Each line containing the word "this" needs to be copied.

===== DATA SUPPLIED =====

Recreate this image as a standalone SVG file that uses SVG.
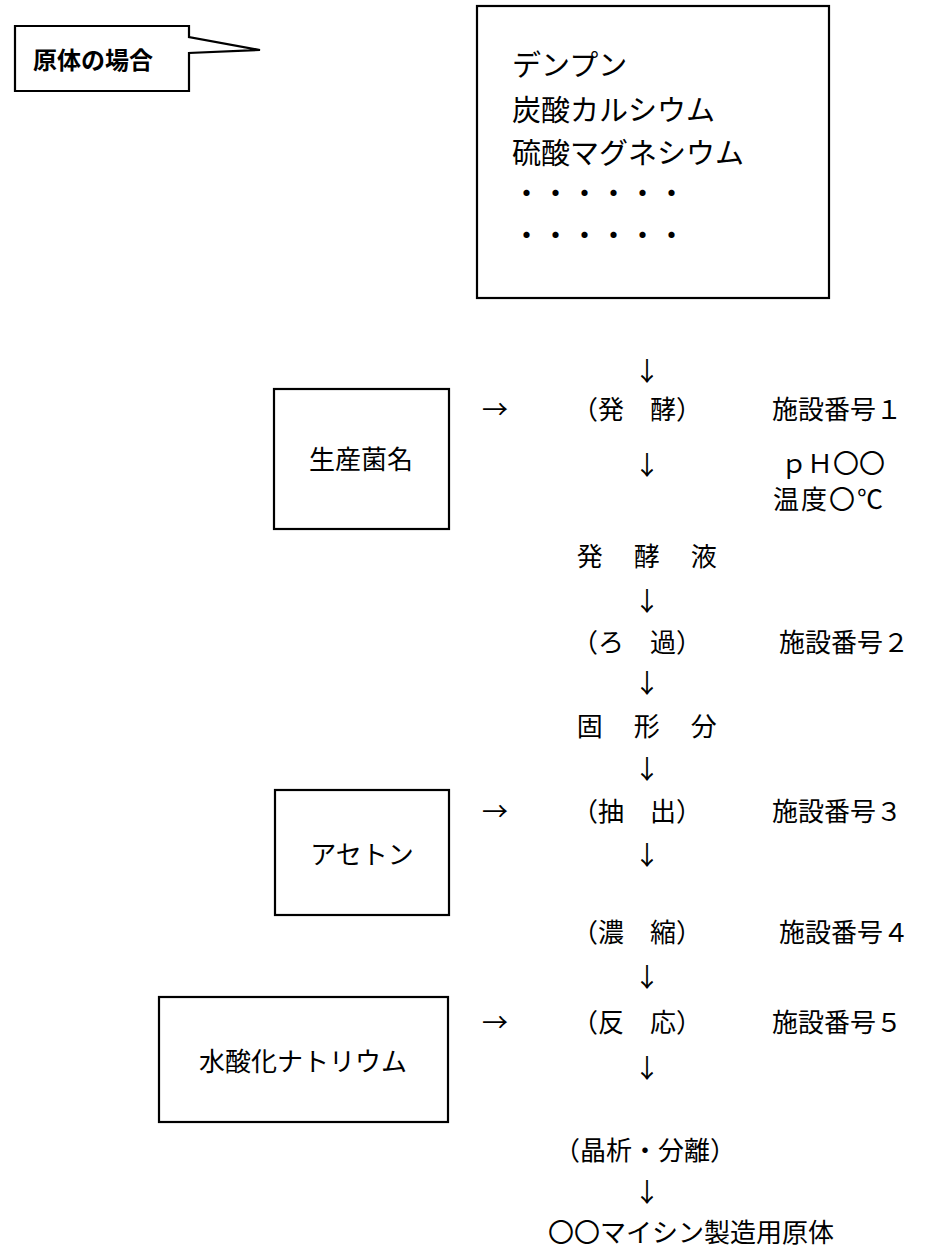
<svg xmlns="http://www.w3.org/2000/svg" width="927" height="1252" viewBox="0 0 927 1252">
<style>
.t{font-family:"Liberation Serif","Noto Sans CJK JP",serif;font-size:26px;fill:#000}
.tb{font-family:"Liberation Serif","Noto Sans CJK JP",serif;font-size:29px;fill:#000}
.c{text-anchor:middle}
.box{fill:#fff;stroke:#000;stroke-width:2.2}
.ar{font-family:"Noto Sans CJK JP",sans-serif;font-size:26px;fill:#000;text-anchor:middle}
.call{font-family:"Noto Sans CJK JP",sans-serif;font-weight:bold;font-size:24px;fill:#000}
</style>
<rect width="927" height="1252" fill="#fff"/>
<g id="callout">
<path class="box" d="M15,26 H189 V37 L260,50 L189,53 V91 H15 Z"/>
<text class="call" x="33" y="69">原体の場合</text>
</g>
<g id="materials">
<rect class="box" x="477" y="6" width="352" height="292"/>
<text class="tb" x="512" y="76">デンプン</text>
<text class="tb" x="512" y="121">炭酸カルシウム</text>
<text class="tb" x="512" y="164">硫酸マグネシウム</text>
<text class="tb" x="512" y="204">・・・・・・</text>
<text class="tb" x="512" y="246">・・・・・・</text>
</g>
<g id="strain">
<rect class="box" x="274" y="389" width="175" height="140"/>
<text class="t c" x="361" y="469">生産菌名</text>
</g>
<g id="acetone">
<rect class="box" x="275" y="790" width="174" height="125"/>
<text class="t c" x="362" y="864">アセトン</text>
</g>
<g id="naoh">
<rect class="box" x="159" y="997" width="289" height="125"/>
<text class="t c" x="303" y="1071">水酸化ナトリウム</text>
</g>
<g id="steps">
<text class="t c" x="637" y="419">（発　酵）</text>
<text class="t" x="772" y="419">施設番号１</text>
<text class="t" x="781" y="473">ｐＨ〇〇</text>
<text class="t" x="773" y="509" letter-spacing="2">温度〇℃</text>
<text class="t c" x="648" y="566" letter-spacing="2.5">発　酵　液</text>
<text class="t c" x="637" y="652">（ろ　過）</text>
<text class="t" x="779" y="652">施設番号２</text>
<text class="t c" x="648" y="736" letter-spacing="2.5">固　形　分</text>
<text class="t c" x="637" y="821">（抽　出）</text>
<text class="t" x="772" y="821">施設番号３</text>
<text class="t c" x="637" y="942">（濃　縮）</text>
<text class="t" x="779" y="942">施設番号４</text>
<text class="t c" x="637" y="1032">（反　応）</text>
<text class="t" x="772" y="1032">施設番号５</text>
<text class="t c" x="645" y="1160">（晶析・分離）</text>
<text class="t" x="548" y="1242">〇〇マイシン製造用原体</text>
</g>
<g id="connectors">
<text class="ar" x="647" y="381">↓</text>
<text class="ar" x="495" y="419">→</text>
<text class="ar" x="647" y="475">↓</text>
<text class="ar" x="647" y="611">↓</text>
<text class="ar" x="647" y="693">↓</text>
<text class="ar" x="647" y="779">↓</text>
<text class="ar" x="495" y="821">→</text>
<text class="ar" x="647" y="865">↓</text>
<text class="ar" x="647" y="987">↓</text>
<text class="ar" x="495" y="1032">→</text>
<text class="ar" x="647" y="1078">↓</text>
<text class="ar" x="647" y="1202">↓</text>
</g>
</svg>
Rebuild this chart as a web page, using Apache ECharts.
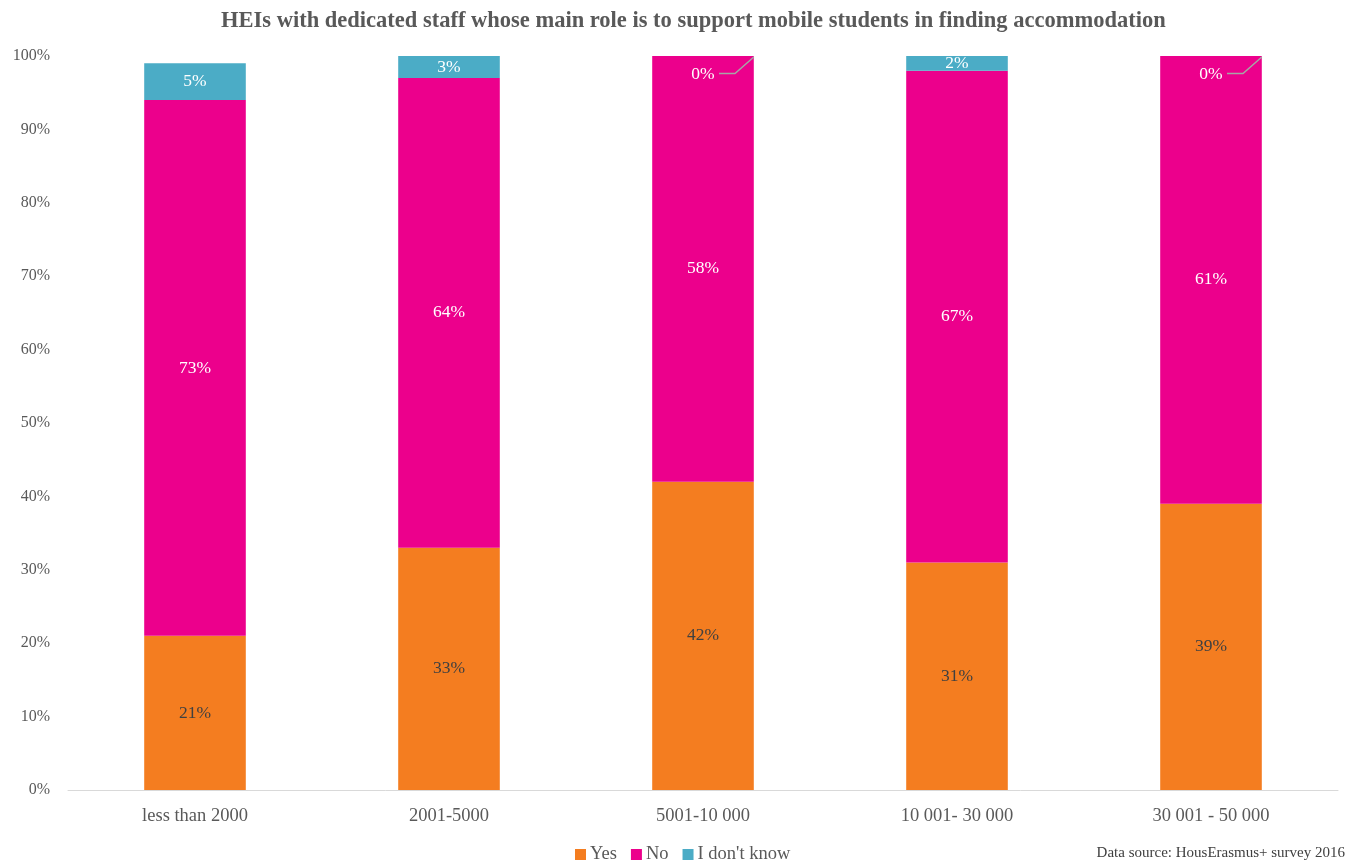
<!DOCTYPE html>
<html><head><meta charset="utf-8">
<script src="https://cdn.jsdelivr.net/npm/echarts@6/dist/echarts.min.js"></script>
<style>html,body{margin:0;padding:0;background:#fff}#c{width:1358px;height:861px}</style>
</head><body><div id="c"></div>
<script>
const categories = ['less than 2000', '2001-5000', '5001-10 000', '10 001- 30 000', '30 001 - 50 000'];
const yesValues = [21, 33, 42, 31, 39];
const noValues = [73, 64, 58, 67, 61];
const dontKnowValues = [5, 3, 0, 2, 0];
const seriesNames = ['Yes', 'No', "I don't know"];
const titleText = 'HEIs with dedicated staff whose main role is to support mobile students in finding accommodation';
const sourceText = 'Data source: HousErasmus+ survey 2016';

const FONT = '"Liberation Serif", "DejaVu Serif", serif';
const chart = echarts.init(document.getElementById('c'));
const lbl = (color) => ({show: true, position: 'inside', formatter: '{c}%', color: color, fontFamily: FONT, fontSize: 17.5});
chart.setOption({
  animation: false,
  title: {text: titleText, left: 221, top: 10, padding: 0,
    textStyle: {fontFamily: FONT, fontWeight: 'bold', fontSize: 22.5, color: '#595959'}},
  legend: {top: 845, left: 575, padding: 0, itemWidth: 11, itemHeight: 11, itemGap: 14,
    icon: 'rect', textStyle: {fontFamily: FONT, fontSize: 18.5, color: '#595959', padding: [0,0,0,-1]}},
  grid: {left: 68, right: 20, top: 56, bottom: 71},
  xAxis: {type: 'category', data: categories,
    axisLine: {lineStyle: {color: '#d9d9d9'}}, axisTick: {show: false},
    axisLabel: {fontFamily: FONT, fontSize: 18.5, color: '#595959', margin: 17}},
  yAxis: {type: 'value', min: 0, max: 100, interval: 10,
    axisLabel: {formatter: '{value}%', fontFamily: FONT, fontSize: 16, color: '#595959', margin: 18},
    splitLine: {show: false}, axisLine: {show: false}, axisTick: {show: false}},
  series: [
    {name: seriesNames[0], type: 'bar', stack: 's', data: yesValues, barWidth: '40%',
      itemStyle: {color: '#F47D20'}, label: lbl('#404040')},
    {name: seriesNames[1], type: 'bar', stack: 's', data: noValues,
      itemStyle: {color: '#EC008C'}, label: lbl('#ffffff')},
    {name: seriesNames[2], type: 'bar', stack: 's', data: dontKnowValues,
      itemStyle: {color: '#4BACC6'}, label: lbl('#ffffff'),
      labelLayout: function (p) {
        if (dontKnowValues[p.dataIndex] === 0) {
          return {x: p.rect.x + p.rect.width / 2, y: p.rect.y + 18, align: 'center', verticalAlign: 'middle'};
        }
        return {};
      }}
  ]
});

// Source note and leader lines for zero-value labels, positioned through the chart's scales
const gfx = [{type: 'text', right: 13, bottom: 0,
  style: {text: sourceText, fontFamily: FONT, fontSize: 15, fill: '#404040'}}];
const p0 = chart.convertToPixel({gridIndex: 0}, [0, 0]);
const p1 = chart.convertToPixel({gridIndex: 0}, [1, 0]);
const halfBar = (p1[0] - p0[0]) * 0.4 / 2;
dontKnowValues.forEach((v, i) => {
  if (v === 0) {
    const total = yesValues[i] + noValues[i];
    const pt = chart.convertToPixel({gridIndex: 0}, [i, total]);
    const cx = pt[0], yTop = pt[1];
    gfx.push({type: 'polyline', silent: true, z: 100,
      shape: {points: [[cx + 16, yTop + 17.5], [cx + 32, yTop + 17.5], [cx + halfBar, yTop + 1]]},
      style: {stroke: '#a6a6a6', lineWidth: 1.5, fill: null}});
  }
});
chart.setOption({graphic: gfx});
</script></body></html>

=====

* **EXERCISE SOLUTION**
Recreate this image as a standalone SVG file that uses SVG.
Rebuild this chart as a web page, using Apache ECharts.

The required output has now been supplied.